Exercise prompt
Both the line containing "Clone this chart" and the line containing "Chart.register(...registerables);" belong in the copy, as do all lines between them, copied exactly; pictures do not.

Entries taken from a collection
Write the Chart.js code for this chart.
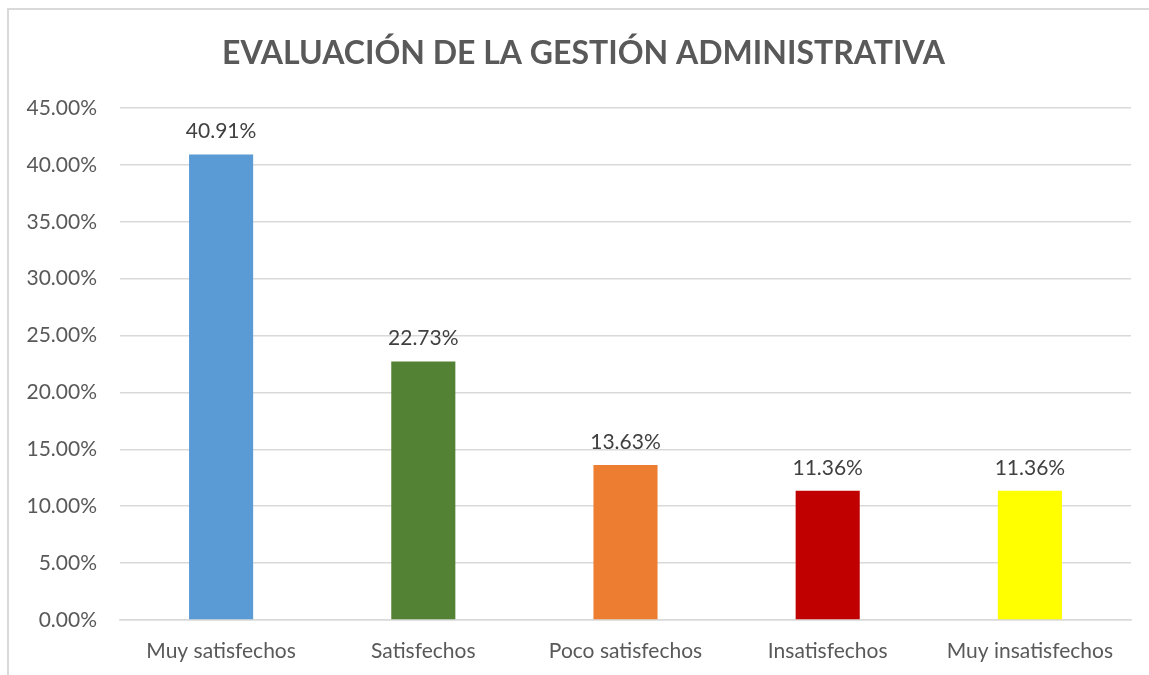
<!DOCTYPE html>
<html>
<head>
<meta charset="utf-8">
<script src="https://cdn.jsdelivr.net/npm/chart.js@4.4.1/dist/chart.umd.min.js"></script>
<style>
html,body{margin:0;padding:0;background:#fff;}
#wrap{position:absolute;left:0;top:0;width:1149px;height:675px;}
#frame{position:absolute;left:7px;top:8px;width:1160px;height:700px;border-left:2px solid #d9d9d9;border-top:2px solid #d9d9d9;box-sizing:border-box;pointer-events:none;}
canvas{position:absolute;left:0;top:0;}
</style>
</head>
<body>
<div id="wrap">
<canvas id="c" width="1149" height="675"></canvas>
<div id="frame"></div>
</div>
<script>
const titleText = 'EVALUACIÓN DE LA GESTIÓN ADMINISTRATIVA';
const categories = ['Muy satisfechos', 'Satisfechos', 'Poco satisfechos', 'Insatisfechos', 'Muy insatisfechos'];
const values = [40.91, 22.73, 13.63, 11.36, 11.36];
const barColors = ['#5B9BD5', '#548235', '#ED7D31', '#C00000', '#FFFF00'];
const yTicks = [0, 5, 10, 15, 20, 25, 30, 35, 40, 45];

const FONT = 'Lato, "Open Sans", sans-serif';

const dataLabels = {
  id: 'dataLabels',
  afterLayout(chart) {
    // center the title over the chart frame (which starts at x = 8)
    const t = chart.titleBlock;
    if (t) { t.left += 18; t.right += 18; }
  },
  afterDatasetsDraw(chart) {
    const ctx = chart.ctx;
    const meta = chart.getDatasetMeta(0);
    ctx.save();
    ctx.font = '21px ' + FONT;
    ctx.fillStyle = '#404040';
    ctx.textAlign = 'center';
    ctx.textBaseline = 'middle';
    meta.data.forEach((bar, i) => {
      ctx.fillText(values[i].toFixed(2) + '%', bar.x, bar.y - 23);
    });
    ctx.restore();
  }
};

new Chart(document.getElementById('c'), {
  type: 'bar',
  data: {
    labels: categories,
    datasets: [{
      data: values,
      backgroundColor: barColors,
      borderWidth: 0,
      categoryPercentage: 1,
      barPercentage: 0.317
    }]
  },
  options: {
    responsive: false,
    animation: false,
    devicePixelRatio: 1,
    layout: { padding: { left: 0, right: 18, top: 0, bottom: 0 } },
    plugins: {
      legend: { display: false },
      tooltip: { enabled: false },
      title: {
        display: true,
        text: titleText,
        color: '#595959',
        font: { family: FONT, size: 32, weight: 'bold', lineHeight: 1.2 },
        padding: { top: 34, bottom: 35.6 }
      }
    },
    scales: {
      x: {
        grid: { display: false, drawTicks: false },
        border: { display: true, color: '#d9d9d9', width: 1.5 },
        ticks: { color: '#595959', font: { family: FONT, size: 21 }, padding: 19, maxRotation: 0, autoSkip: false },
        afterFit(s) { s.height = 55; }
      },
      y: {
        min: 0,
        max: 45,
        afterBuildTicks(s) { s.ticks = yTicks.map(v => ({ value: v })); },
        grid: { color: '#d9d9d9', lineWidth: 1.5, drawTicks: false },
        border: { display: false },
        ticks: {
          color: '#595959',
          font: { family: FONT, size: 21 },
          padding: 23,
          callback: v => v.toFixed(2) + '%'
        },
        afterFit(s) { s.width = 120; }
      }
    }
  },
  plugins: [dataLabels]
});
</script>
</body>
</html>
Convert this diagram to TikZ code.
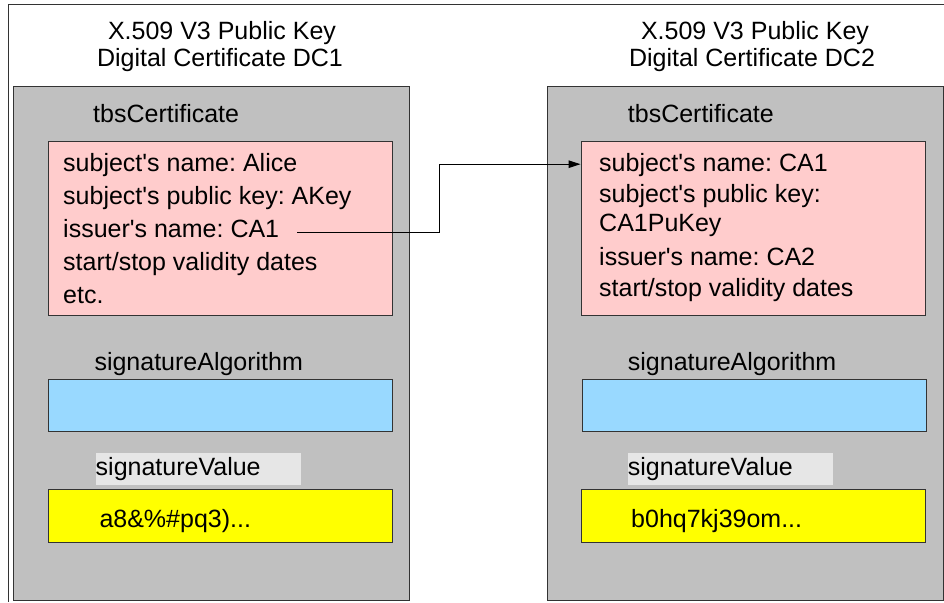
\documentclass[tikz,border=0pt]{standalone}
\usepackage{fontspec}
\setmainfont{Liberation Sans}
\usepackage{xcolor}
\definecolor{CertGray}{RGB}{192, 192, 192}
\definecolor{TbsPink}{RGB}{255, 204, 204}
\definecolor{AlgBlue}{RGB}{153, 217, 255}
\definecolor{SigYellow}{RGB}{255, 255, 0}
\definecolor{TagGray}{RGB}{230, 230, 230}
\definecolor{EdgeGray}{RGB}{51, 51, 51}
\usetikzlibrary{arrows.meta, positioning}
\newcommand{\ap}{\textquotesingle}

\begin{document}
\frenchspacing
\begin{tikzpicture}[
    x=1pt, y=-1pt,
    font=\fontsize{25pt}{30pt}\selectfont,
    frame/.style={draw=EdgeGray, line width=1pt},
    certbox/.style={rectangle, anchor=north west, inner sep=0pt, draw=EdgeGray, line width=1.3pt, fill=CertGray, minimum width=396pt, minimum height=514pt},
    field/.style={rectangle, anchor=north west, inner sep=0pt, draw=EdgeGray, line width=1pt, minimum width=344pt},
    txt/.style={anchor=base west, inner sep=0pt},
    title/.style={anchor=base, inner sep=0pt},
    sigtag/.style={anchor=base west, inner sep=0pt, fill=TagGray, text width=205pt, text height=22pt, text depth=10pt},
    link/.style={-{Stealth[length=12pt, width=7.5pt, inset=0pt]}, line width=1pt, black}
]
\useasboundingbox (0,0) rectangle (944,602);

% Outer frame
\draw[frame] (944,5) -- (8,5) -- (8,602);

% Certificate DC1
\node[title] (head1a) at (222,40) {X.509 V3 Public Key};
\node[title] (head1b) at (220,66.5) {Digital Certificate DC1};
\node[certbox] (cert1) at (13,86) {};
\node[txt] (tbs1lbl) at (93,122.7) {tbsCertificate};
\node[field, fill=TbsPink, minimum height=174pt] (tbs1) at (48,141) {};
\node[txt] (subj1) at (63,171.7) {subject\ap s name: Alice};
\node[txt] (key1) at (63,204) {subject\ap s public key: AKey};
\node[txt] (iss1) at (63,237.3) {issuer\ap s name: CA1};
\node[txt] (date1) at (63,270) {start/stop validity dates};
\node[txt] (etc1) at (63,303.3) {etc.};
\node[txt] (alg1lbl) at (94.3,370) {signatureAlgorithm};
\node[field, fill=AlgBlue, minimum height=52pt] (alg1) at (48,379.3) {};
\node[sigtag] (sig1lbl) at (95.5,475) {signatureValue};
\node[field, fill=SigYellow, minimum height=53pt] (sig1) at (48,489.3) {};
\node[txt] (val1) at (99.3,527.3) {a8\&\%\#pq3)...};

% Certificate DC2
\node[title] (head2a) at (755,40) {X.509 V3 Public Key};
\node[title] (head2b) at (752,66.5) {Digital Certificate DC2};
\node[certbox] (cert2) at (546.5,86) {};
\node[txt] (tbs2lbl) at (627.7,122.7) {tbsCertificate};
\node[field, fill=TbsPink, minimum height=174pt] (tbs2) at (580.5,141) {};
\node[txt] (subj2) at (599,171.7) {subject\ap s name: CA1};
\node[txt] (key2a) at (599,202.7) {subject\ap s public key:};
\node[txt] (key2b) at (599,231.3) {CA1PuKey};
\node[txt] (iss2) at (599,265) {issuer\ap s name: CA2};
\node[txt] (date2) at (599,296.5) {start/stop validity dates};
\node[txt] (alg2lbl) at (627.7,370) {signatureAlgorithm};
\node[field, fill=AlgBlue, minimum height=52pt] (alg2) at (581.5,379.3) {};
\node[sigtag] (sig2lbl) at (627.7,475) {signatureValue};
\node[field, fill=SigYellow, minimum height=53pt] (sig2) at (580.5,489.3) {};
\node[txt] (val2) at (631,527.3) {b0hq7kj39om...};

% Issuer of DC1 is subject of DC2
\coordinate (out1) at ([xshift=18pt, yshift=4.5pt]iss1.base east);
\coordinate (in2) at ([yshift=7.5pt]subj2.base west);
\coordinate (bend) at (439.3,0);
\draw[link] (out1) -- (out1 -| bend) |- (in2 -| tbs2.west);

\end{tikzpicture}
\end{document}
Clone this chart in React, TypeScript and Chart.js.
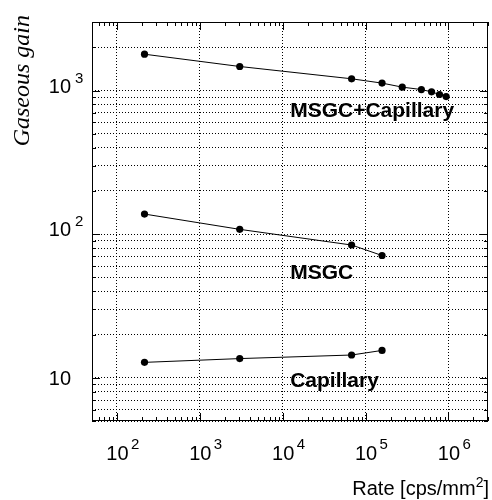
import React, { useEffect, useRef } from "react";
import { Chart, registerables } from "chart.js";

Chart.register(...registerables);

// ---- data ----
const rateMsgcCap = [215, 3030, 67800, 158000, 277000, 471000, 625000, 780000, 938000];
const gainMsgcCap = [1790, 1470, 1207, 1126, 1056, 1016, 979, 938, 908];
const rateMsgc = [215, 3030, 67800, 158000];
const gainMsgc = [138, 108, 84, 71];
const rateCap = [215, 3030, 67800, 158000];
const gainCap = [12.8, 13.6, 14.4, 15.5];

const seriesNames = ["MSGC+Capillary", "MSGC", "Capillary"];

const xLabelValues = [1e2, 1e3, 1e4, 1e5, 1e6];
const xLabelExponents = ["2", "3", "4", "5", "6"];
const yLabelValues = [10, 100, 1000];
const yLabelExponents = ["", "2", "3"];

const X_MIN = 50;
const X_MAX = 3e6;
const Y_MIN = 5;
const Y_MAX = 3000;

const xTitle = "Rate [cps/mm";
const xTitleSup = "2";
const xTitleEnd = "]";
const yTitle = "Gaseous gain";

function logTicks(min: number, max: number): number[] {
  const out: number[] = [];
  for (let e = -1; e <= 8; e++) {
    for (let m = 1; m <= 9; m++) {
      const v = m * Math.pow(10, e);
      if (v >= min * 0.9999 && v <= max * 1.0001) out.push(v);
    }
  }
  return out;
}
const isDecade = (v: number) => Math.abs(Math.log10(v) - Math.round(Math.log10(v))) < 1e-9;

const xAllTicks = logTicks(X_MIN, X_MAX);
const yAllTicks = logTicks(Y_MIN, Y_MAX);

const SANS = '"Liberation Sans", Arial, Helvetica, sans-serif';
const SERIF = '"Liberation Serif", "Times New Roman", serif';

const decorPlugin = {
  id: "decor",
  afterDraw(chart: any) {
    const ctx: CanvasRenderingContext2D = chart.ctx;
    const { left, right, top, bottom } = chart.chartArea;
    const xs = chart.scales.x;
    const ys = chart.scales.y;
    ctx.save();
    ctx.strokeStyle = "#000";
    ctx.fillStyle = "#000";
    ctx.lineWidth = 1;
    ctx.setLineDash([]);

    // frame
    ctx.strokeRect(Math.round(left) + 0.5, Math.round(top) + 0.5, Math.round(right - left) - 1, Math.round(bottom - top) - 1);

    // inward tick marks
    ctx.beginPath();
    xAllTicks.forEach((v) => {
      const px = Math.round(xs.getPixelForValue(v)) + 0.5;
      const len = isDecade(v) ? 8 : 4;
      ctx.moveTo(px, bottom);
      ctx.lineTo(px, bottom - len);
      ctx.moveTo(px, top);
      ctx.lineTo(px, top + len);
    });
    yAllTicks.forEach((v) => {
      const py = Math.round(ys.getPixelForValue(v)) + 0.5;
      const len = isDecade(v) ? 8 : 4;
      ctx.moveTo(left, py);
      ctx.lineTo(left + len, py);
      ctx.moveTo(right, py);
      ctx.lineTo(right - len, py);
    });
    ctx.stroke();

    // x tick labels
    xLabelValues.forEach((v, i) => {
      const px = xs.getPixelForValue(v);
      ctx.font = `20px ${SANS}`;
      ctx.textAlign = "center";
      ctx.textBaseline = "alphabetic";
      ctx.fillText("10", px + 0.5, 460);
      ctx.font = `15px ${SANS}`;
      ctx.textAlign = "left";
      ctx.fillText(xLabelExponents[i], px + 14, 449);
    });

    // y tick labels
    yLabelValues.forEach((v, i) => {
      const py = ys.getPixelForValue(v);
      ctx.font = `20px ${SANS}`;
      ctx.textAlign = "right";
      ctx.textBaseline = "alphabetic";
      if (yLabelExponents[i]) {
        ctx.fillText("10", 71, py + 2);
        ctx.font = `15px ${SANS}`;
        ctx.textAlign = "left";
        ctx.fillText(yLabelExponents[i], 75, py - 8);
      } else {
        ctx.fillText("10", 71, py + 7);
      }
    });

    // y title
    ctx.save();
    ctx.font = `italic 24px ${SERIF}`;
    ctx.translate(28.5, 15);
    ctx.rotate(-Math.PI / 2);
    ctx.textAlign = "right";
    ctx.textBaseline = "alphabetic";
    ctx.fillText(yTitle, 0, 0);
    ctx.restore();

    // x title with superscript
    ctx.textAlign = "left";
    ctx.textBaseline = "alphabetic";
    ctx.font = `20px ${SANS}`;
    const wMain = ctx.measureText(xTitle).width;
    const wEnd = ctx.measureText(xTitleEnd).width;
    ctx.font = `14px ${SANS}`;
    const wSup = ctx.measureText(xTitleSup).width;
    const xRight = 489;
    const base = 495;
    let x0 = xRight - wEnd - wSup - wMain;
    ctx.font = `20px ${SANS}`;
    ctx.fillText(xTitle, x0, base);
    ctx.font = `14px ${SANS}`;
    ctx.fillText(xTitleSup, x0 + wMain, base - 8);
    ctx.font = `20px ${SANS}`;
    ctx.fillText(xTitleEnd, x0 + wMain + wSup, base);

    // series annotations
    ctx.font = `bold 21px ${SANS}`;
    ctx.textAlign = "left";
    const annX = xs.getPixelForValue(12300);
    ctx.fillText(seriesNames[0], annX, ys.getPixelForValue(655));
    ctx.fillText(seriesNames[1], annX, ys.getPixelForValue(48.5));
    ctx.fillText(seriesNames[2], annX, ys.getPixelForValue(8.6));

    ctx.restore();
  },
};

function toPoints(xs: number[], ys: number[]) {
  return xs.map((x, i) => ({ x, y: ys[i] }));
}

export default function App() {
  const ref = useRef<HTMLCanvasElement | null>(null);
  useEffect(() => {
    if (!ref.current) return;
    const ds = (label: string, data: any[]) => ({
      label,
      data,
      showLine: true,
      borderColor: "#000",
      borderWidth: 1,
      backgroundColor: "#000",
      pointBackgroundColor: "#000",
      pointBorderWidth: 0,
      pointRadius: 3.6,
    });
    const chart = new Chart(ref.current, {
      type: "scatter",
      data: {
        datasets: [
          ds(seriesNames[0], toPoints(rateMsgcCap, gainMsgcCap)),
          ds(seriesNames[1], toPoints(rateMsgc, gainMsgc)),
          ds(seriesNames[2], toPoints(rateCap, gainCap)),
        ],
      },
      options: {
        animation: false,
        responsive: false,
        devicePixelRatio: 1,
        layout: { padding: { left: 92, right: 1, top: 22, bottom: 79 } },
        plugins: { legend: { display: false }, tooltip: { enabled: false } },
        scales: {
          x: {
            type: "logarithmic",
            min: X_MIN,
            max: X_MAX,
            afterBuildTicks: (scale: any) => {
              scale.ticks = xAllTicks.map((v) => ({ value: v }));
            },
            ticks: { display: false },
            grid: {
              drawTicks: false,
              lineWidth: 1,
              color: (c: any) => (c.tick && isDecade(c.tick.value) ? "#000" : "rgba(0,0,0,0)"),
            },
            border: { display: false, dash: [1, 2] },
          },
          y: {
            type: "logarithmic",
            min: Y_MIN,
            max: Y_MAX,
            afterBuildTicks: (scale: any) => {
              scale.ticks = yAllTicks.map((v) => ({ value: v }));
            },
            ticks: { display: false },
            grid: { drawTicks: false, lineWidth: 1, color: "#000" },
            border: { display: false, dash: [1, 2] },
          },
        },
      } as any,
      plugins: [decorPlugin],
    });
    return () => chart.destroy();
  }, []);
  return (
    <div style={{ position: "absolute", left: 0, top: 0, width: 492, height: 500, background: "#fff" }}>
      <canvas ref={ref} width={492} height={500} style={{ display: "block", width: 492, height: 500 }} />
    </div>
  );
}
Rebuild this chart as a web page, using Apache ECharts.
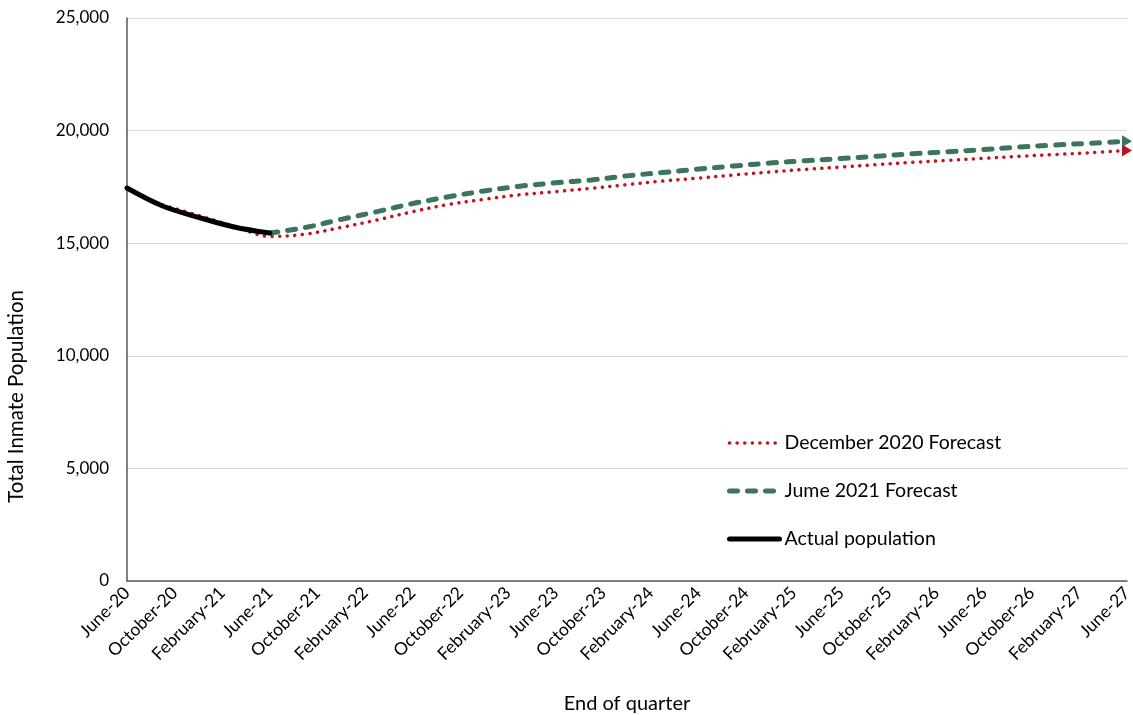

Correct output
Clone this chart in React, TypeScript and Chart.js.
import React, { useEffect, useRef } from "react";
import { Chart, registerables } from "chart.js";

Chart.register(...registerables);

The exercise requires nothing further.